◆ Aim:
Don't include pictures. Quote the lines below from the first through the line that contains "const BAR_LIFT = 13;".

◆ Supplied data:

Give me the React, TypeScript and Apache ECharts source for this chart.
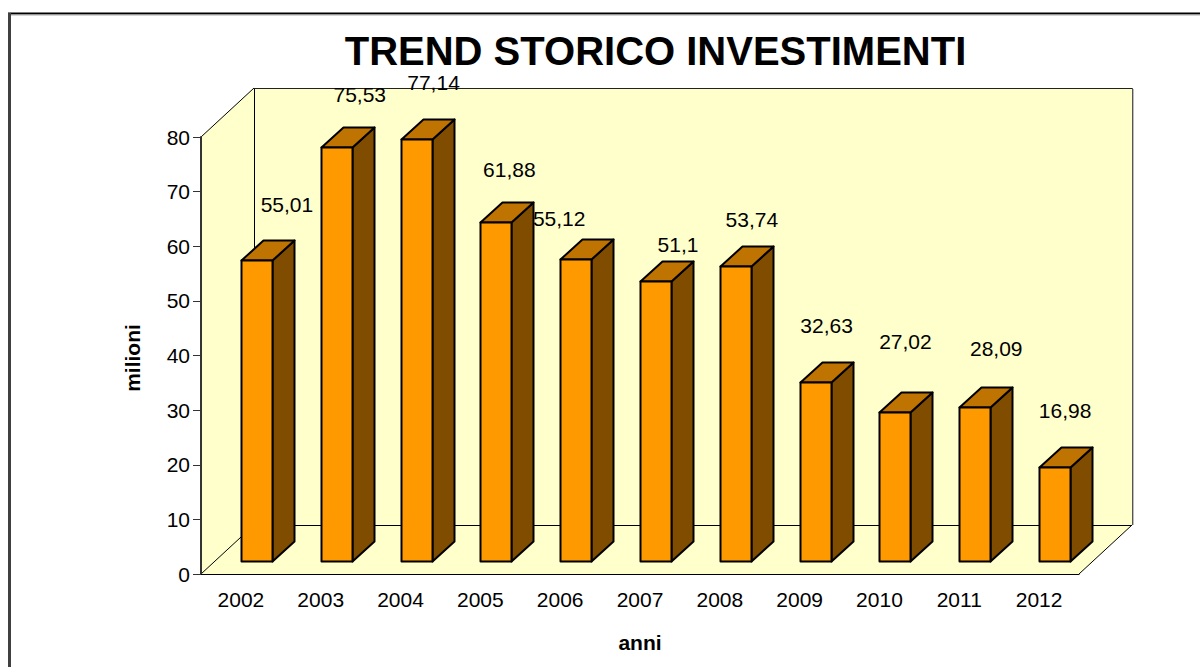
import React, { useEffect, useRef } from "react";
import * as echarts from "echarts";

const years = ["2002", "2003", "2004", "2005", "2006", "2007", "2008", "2009", "2010", "2011", "2012"];
const values = [55.01, 75.53, 77.14, 61.88, 55.12, 51.1, 53.74, 32.63, 27.02, 28.09, 16.98];
// hand-placed data label nudges, relative to each bar's top-front centre
const labelNudgeX = [30, 23, 17, 13, -17, 22, 16, 11, 10, 21, 10];
const labelNudgeY = [-56, -54, -57, -53, -41, -37, -48, -57, -72, -59, -58];
const yTicks = { min: 0, max: 80, interval: 10 };

const FONT = '"Liberation Sans", Arial, sans-serif';
const WALL_DX = 53;
const WALL_DY = -49;
const BAR_W = 31;
const BAR_DX = 22;
const BAR_DY = -20;
const BAR_LIFT = 13;

export default function App() {
  const ref = useRef<HTMLDivElement>(null);
  useEffect(() => {
    const chart = echarts.init(ref.current!, undefined, { renderer: "svg" });
    const lineStyle = { stroke: "#000", lineWidth: 1, fill: "none" };
    chart.setOption({
      animation: false,
      backgroundColor: "#fff",
      title: {
        text: "TREND STORICO INVESTIMENTI",
        left: 650.5,
        top: 26,
        textAlign: "center",
        textStyle: { fontFamily: FONT, fontSize: 40, fontWeight: "bold", color: "#000" },
      },
      grid: { left: 201, right: 121, top: 137, bottom: 93 },
      xAxis: {
        type: "category",
        data: years,
        z: 5,
        name: "anni",
        nameLocation: "middle",
        nameGap: 58,
        nameTextStyle: { fontFamily: FONT, fontSize: 21, fontWeight: "bold", color: "#000" },
        axisLine: { lineStyle: { color: "#000", width: 1 } },
        axisTick: { length: 8, lineStyle: { color: "#333", width: 1 } },
        axisLabel: { fontFamily: FONT, fontSize: 21, color: "#000", margin: 15 },
      },
      yAxis: {
        type: "value",
        ...yTicks,
        z: 5,
        name: "milioni",
        nameLocation: "middle",
        nameGap: 58,
        nameTextStyle: { fontFamily: FONT, fontSize: 21, fontWeight: "bold", color: "#000", padding: [0, 5, 0, 0] },
        axisLine: { show: true, lineStyle: { color: "#333", width: 2 } },
        axisTick: { show: true, length: 8, lineStyle: { color: "#333", width: 1 } },
        axisLabel: { fontFamily: FONT, fontSize: 21, color: "#000", margin: 11 },
        splitLine: { show: false },
      },
      graphic: [
        { type: "line", shape: { x1: 8, y1: 13.5, x2: 1200, y2: 13.5 }, style: { stroke: "#000", lineWidth: 2 } },
        { type: "line", shape: { x1: 10, y1: 15, x2: 1200, y2: 15 }, style: { stroke: "#aaa", lineWidth: 1 } },
        { type: "line", shape: { x1: 9.5, y1: 13, x2: 9.5, y2: 667 }, style: { stroke: "#404040", lineWidth: 3 } },
      ],
      series: [
        {
          type: "custom",
          z: 1,
          silent: true,
          clip: false,
          data: [[0, 0]],
          renderItem: (params: any) => {
            const { x, y, width, height } = params.coordSys;
            const b = y + height;
            const r = x + width;
            const fill = "#FFFFCC";
            return {
              type: "group",
              children: [
                { type: "polygon", shape: { points: [[x, y], [x + WALL_DX, y + WALL_DY], [x + WALL_DX, b + WALL_DY], [x, b]] }, style: { fill } },
                { type: "polygon", shape: { points: [[x + WALL_DX, y + WALL_DY], [r + WALL_DX, y + WALL_DY], [r + WALL_DX, b + WALL_DY], [x + WALL_DX, b + WALL_DY]] }, style: { fill } },
                { type: "polygon", shape: { points: [[x, b], [r, b], [r + WALL_DX, b + WALL_DY], [x + WALL_DX, b + WALL_DY]] }, style: { fill } },
                { type: "line", shape: { x1: x, y1: y, x2: x + WALL_DX, y2: y + WALL_DY }, style: lineStyle },
                { type: "line", shape: { x1: x + WALL_DX + 0.5, y1: y + WALL_DY, x2: x + WALL_DX + 0.5, y2: b + WALL_DY }, style: lineStyle },
                { type: "line", shape: { x1: x + WALL_DX, y1: y + WALL_DY + 0.5, x2: r + WALL_DX, y2: y + WALL_DY + 0.5 }, style: { ...lineStyle, stroke: "#222" } },
                { type: "line", shape: { x1: r + WALL_DX + 0.5, y1: y + WALL_DY, x2: r + WALL_DX + 0.5, y2: b + WALL_DY }, style: { ...lineStyle, stroke: "#555" } },
                { type: "line", shape: { x1: r + WALL_DX + 1.5, y1: y + WALL_DY + 1, x2: r + WALL_DX + 1.5, y2: b + WALL_DY }, style: { ...lineStyle, stroke: "#bbb" } },
                { type: "line", shape: { x1: x + WALL_DX, y1: b + WALL_DY + 0.5, x2: r + WALL_DX, y2: b + WALL_DY + 0.5 }, style: lineStyle },
                { type: "line", shape: { x1: x, y1: b, x2: x + WALL_DX, y2: b + WALL_DY }, style: lineStyle },
                { type: "line", shape: { x1: r, y1: b, x2: r + WALL_DX, y2: b + WALL_DY }, style: lineStyle },
              ],
            };
          },
        },
        {
          type: "custom",
          z: 2,
          silent: true,
          clip: false,
          encode: { x: 0, y: 1 },
          data: values.map((v, i) => [i, v]),
          renderItem: (_: any, api: any) => {
            const [cx, top0] = api.coord([api.value(0), api.value(1)]);
            const [, base0] = api.coord([api.value(0), 0]);
            const l = Math.round(cx) + 0.5;
            const r = l + BAR_W;
            const t = Math.round(top0) - BAR_LIFT - 1 + 0.5;
            const b = Math.round(base0) - BAR_LIFT + 0.5;
            const stroke = { stroke: "#000", lineWidth: 2, lineJoin: "round" };
            return {
              type: "group",
              children: [
                { type: "polygon", shape: { points: [[r, t], [r + BAR_DX, t + BAR_DY], [r + BAR_DX, b + BAR_DY], [r, b]] }, style: { fill: "#7F4C00", ...stroke } },
                { type: "polygon", shape: { points: [[l, t], [l + BAR_DX, t + BAR_DY], [r + BAR_DX, t + BAR_DY], [r, t]] }, style: { fill: "#BF7300", ...stroke } },
                { type: "polygon", shape: { points: [[l, t], [r, t], [r, b], [l, b]] }, style: { fill: "#FF9900", ...stroke } },
              ],
            };
          },
        },
        {
          type: "custom",
          z: 3,
          silent: true,
          clip: false,
          encode: { x: 0, y: 1 },
          data: values.map((v, i) => [i, v]),
          renderItem: (params: any, api: any) => {
            const i = params.dataIndex;
            const [cx, top0] = api.coord([api.value(0), api.value(1)]);
            return {
              type: "text",
              x: cx + 16 + labelNudgeX[i],
              y: top0 - BAR_LIFT + labelNudgeY[i],
              style: {
                text: String(values[i]).replace(".", ","),
                fontFamily: FONT,
                fontSize: 21,
                fill: "#000",
                align: "center",
                verticalAlign: "middle",
              },
            };
          },
        },
      ],
    });
    return () => chart.dispose();
  }, []);
  return <div ref={ref} style={{ position: "fixed", left: 0, top: 0, width: 1200, height: 667 }} />;
}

◆ Output:
Give me the React, TypeScript and Apache ECharts source for this chart.
import React, { useEffect, useRef } from "react";
import * as echarts from "echarts";

const years = ["2002", "2003", "2004", "2005", "2006", "2007", "2008", "2009", "2010", "2011", "2012"];
const values = [55.01, 75.53, 77.14, 61.88, 55.12, 51.1, 53.74, 32.63, 27.02, 28.09, 16.98];
// hand-placed data label nudges, relative to each bar's top-front centre
const labelNudgeX = [30, 23, 17, 13, -17, 22, 16, 11, 10, 21, 10];
const labelNudgeY = [-56, -54, -57, -53, -41, -37, -48, -57, -72, -59, -58];
const yTicks = { min: 0, max: 80, interval: 10 };

const FONT = '"Liberation Sans", Arial, sans-serif';
const WALL_DX = 53;
const WALL_DY = -49;
const BAR_W = 31;
const BAR_DX = 22;
const BAR_DY = -20;
const BAR_LIFT = 13;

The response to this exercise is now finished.